“Today, we are setting the goalpost for environmental progress in Albany,” said Marcia Bystryn, NYLCV’s President. “These four issues consistently rank as top priorities for the state’s leading green groups and the political climate is ripe for action.”
Ms. Bystryn’s agenda comes with a carrot, as she notes that the election season is starting up in earnest and that their groups hopes to be a player.
“In just a matter of weeks, NYLCV will begin our candidate screening process,” she added. “The first question we will ask is how lawmakers helped advance these bills. We will then make our endorsements and campaign decisions accordingly.”
The release notes that the “NYLCV has the only political action committee — called NYLCV PAC — that runs electoral campaigns to elect environmental leaders.”
So lawmakers, study up: the group’s legislative priorities are listed below:
1) The Environmental Protection Fund
Gov. Andrew Cuomo has proposed maintaining the EPF at last year’s level of $134 million. NYLCV recently participated in a key lobby day and is working on a media campaign to encourage lawmakers to agree to that number in the final budget. We are also working with the Friends of New York’s Environment to advocate for additional EPF revenues through unclaimed bottle deposits. Those funds are currently going directly into the general fund, to no environmental benefit.

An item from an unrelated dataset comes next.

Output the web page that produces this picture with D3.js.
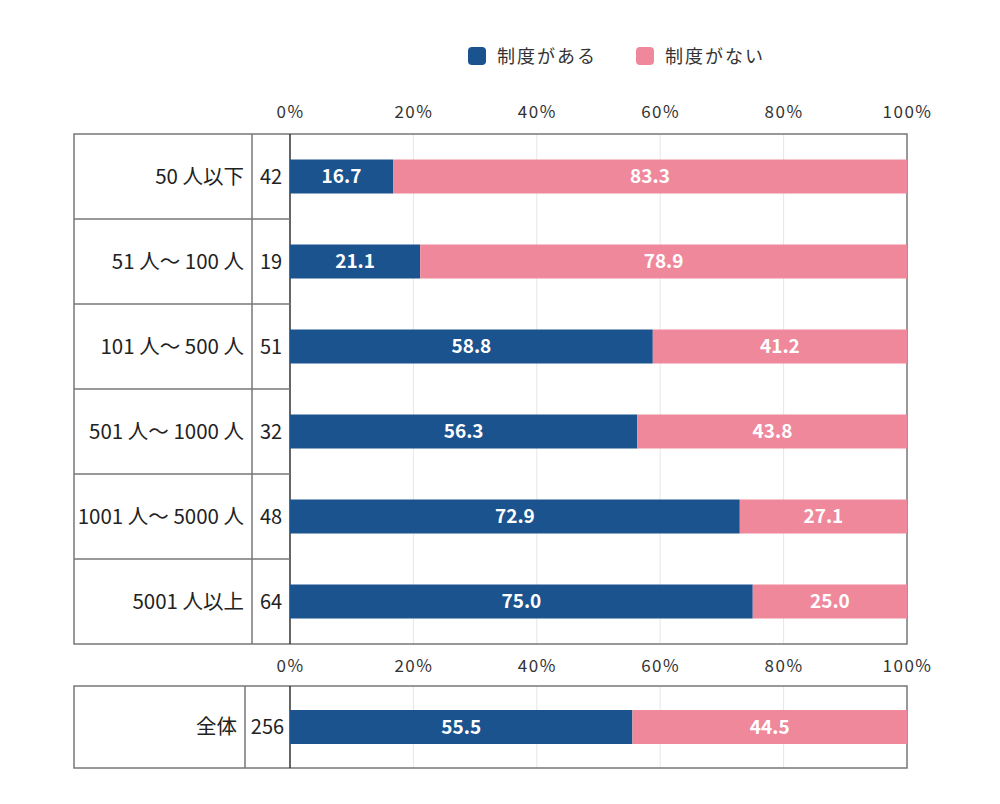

2) Hazardous wastes from hydrofracking
A loophole in federal environmental regulations currently categorizes hydrofracking wastewater as non-hazardous — even if the wastewater itself is actually hazardous. In February, the Assembly passed a bill to close this loophole and protect New York’s natural resources. NYLCV will be working closely with our partner organizations to pass companion legislation in the Senate.
3) Sewage right-to-know
There is currently no state law that requires the public to be notified when sewage contaminates New York’s coastal waters, lakes and rivers. This leaves millions of residents at risk of contracting waterborne illnesses from exposure to sewage-laden water. With infrastructure maintenance on the decline, this is not acceptable. Many states have passed sewage public notification laws. It’s time for New York to do the same.
4) Solar energy
In his State of the State address, Gov. Cuomo specifically mentioned solar — vowing to double in-state generation by the end of the year, and quadruple it by 2013. The governor’s budget proposal also calls for tax credits for the installation of solar systems. These initiatives are a good start, but state lawmakers can go a step further. NYLCV is playing a key role in a broad coalition of organizations to push for a long-term and robust solar program. Our goal is to position New York as a clean-energy leader, improve air quality and generate significant economic activity.